▶ [WORK TO COMPLETE]: Each line of the material must be repeated precisely, with the pictures left out.

▶ [DATA]:
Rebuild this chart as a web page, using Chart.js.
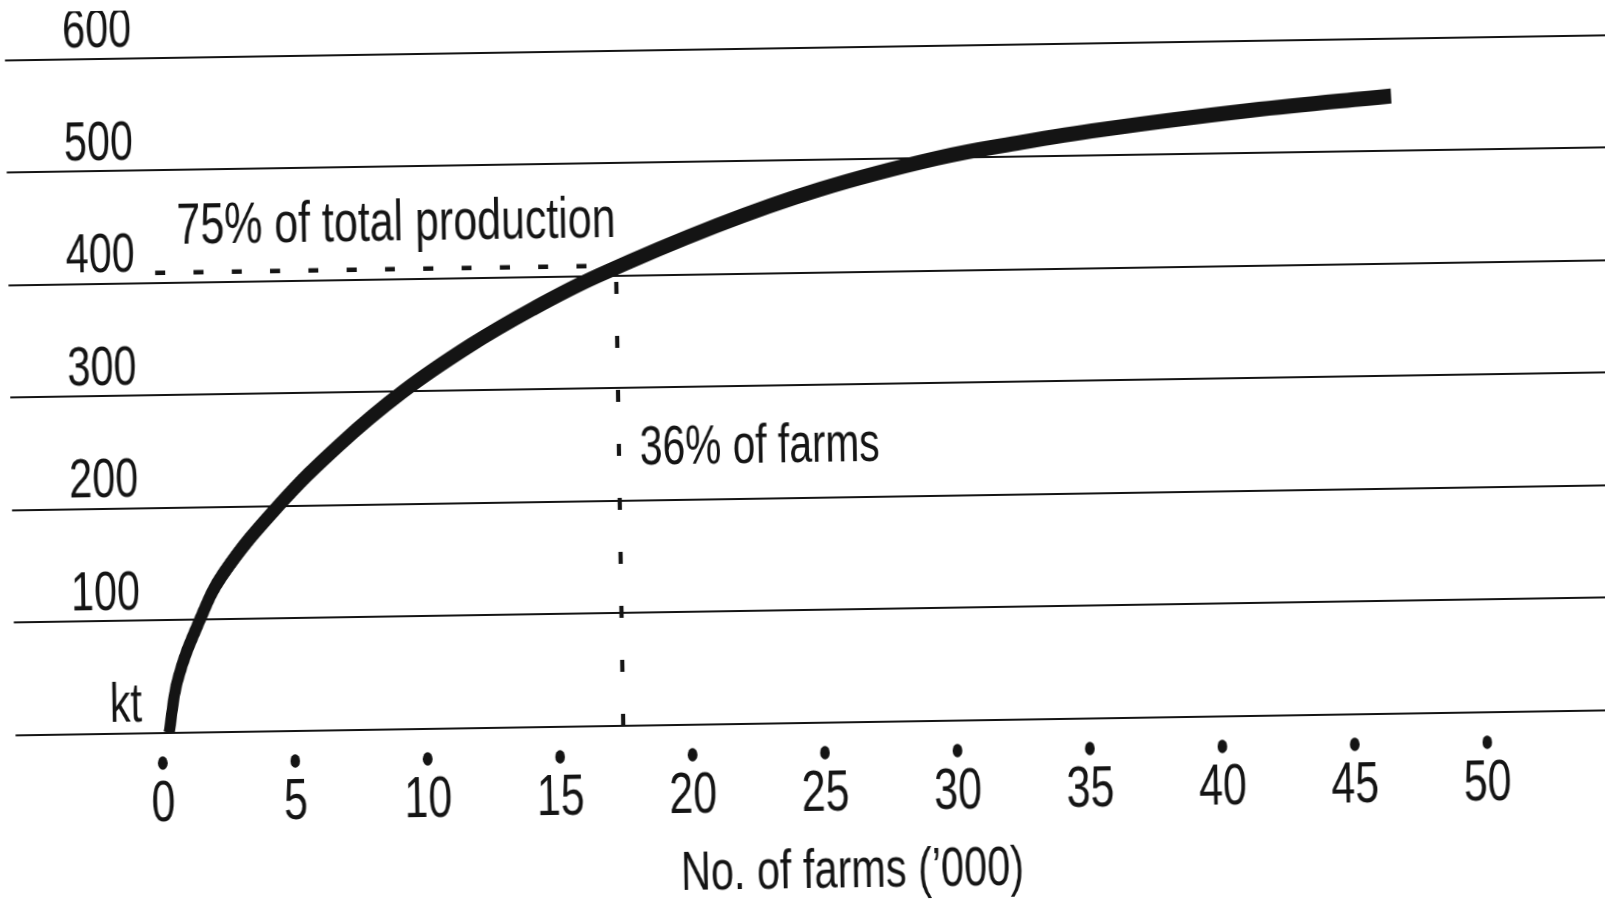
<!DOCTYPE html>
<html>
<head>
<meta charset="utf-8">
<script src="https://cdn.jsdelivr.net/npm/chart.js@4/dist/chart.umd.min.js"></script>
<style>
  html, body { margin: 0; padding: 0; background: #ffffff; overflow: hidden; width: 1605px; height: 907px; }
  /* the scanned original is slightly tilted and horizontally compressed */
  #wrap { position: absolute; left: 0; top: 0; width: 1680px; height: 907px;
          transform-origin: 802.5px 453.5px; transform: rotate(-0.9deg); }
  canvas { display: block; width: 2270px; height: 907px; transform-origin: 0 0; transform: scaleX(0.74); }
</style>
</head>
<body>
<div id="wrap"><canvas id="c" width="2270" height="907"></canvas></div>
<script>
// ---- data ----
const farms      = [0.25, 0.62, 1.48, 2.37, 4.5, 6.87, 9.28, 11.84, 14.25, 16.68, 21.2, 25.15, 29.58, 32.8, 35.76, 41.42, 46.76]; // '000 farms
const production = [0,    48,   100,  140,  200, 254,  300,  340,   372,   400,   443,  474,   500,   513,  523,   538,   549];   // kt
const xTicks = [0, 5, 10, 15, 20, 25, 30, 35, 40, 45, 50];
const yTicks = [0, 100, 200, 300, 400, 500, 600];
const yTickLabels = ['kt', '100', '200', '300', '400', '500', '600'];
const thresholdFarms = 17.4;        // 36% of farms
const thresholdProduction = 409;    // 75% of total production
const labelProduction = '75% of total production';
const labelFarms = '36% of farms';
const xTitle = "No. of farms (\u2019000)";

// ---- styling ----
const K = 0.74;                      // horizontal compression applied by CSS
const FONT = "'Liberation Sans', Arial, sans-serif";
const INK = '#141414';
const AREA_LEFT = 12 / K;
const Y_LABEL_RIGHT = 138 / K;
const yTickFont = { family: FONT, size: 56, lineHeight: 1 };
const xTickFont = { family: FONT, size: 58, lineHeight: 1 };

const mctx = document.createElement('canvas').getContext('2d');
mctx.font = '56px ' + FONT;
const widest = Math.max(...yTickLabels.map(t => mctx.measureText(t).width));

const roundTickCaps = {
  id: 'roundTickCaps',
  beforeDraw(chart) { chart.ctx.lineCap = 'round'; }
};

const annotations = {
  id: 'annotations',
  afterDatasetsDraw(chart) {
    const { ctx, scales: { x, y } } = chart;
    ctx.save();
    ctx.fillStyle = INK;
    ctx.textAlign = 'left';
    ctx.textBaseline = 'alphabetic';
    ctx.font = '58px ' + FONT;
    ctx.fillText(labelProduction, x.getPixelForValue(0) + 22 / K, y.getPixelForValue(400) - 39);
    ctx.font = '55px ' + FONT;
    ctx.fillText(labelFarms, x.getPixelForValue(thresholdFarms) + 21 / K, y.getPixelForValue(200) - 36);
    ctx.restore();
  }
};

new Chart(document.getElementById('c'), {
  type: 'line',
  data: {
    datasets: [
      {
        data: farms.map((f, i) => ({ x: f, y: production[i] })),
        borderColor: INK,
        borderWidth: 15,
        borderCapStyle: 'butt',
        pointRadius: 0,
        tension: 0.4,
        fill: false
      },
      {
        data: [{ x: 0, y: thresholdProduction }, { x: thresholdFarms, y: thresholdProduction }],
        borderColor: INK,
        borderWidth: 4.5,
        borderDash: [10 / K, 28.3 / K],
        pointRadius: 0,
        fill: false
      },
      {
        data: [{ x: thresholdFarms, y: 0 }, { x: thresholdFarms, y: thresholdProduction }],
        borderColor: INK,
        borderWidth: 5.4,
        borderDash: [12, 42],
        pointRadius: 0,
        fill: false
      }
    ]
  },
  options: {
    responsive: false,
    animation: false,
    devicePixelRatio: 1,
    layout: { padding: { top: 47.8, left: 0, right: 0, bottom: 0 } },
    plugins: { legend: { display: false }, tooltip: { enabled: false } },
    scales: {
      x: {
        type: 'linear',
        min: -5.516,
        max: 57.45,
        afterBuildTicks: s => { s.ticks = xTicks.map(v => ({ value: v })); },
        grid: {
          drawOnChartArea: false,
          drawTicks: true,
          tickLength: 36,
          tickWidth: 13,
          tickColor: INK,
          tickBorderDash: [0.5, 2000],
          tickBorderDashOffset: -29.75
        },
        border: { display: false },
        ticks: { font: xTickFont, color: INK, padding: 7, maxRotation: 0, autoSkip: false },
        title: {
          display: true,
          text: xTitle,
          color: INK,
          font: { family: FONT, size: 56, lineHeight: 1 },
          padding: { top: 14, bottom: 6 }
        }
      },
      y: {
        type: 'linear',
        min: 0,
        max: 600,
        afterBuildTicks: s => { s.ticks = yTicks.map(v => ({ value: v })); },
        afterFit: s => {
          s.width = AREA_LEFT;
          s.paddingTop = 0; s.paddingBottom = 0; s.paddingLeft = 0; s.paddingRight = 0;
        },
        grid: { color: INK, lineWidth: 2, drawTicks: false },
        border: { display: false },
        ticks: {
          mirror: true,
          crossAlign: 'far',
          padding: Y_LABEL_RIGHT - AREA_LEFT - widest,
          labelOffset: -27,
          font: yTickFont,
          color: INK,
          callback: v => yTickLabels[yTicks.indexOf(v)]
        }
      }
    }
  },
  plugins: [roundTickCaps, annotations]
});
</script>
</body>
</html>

▶ [FINISHED TASK]:
Rebuild this chart as a web page, using Chart.js.
<!DOCTYPE html>
<html>
<head>
<meta charset="utf-8">
<script src="https://cdn.jsdelivr.net/npm/chart.js@4/dist/chart.umd.min.js"></script>
<style>
  html, body { margin: 0; padding: 0; background: #ffffff; overflow: hidden; width: 1605px; height: 907px; }
  /* the scanned original is slightly tilted and horizontally compressed */
  #wrap { position: absolute; left: 0; top: 0; width: 1680px; height: 907px;
          transform-origin: 802.5px 453.5px; transform: rotate(-0.9deg); }
  canvas { display: block; width: 2270px; height: 907px; transform-origin: 0 0; transform: scaleX(0.74); }
</style>
</head>
<body>
<div id="wrap"><canvas id="c" width="2270" height="907"></canvas></div>
<script>
// ---- data ----
const farms      = [0.25, 0.62, 1.48, 2.37, 4.5, 6.87, 9.28, 11.84, 14.25, 16.68, 21.2, 25.15, 29.58, 32.8, 35.76, 41.42, 46.76]; // '000 farms
const production = [0,    48,   100,  140,  200, 254,  300,  340,   372,   400,   443,  474,   500,   513,  523,   538,   549];   // kt
const xTicks = [0, 5, 10, 15, 20, 25, 30, 35, 40, 45, 50];
const yTicks = [0, 100, 200, 300, 400, 500, 600];
const yTickLabels = ['kt', '100', '200', '300', '400', '500', '600'];
const thresholdFarms = 17.4;        // 36% of farms
const thresholdProduction = 409;    // 75% of total production
const labelProduction = '75% of total production';
const labelFarms = '36% of farms';
const xTitle = "No. of farms (\u2019000)";

// ---- styling ----
const K = 0.74;                      // horizontal compression applied by CSS
const FONT = "'Liberation Sans', Arial, sans-serif";
const INK = '#141414';
const AREA_LEFT = 12 / K;
const Y_LABEL_RIGHT = 138 / K;
const yTickFont = { family: FONT, size: 56, lineHeight: 1 };
const xTickFont = { family: FONT, size: 58, lineHeight: 1 };

const mctx = document.createElement('canvas').getContext('2d');
mctx.font = '56px ' + FONT;
const widest = Math.max(...yTickLabels.map(t => mctx.measureText(t).width));

const roundTickCaps = {
  id: 'roundTickCaps',
  beforeDraw(chart) { chart.ctx.lineCap = 'round'; }
};

const annotations = {
  id: 'annotations',
  afterDatasetsDraw(chart) {
    const { ctx, scales: { x, y } } = chart;
    ctx.save();
    ctx.fillStyle = INK;
    ctx.textAlign = 'left';
    ctx.textBaseline = 'alphabetic';
    ctx.font = '58px ' + FONT;
    ctx.fillText(labelProduction, x.getPixelForValue(0) + 22 / K, y.getPixelForValue(400) - 39);
    ctx.font = '55px ' + FONT;
    ctx.fillText(labelFarms, x.getPixelForValue(thresholdFarms) + 21 / K, y.getPixelForValue(200) - 36);
    ctx.restore();
  }
};

new Chart(document.getElementById('c'), {
  type: 'line',
  data: {
    datasets: [
      {
        data: farms.map((f, i) => ({ x: f, y: production[i] })),
        borderColor: INK,
        borderWidth: 15,
        borderCapStyle: 'butt',
        pointRadius: 0,
        tension: 0.4,
        fill: false
      },
      {
        data: [{ x: 0, y: thresholdProduction }, { x: thresholdFarms, y: thresholdProduction }],
        borderColor: INK,
        borderWidth: 4.5,
        borderDash: [10 / K, 28.3 / K],
        pointRadius: 0,
        fill: false
      },
      {
        data: [{ x: thresholdFarms, y: 0 }, { x: thresholdFarms, y: thresholdProduction }],
        borderColor: INK,
        borderWidth: 5.4,
        borderDash: [12, 42],
        pointRadius: 0,
        fill: false
      }
    ]
  },
  options: {
    responsive: false,
    animation: false,
    devicePixelRatio: 1,
    layout: { padding: { top: 47.8, left: 0, right: 0, bottom: 0 } },
    plugins: { legend: { display: false }, tooltip: { enabled: false } },
    scales: {
      x: {
        type: 'linear',
        min: -5.516,
        max: 57.45,
        afterBuildTicks: s => { s.ticks = xTicks.map(v => ({ value: v })); },
        grid: {
          drawOnChartArea: false,
          drawTicks: true,
          tickLength: 36,
          tickWidth: 13,
          tickColor: INK,
          tickBorderDash: [0.5, 2000],
          tickBorderDashOffset: -29.75
        },
        border: { display: false },
        ticks: { font: xTickFont, color: INK, padding: 7, maxRotation: 0, autoSkip: false },
        title: {
          display: true,
          text: xTitle,
          color: INK,
          font: { family: FONT, size: 56, lineHeight: 1 },
          padding: { top: 14, bottom: 6 }
        }
      },
      y: {
        type: 'linear',
        min: 0,
        max: 600,
        afterBuildTicks: s => { s.ticks = yTicks.map(v => ({ value: v })); },
        afterFit: s => {
          s.width = AREA_LEFT;
          s.paddingTop = 0; s.paddingBottom = 0; s.paddingLeft = 0; s.paddingRight = 0;
        },
        grid: { color: INK, lineWidth: 2, drawTicks: false },
        border: { display: false },
        ticks: {
          mirror: true,
          crossAlign: 'far',
          padding: Y_LABEL_RIGHT - AREA_LEFT - widest,
          labelOffset: -27,
          font: yTickFont,
          color: INK,
          callback: v => yTickLabels[yTicks.indexOf(v)]
        }
      }
    }
  },
  plugins: [roundTickCaps, annotations]
});
</script>
</body>
</html>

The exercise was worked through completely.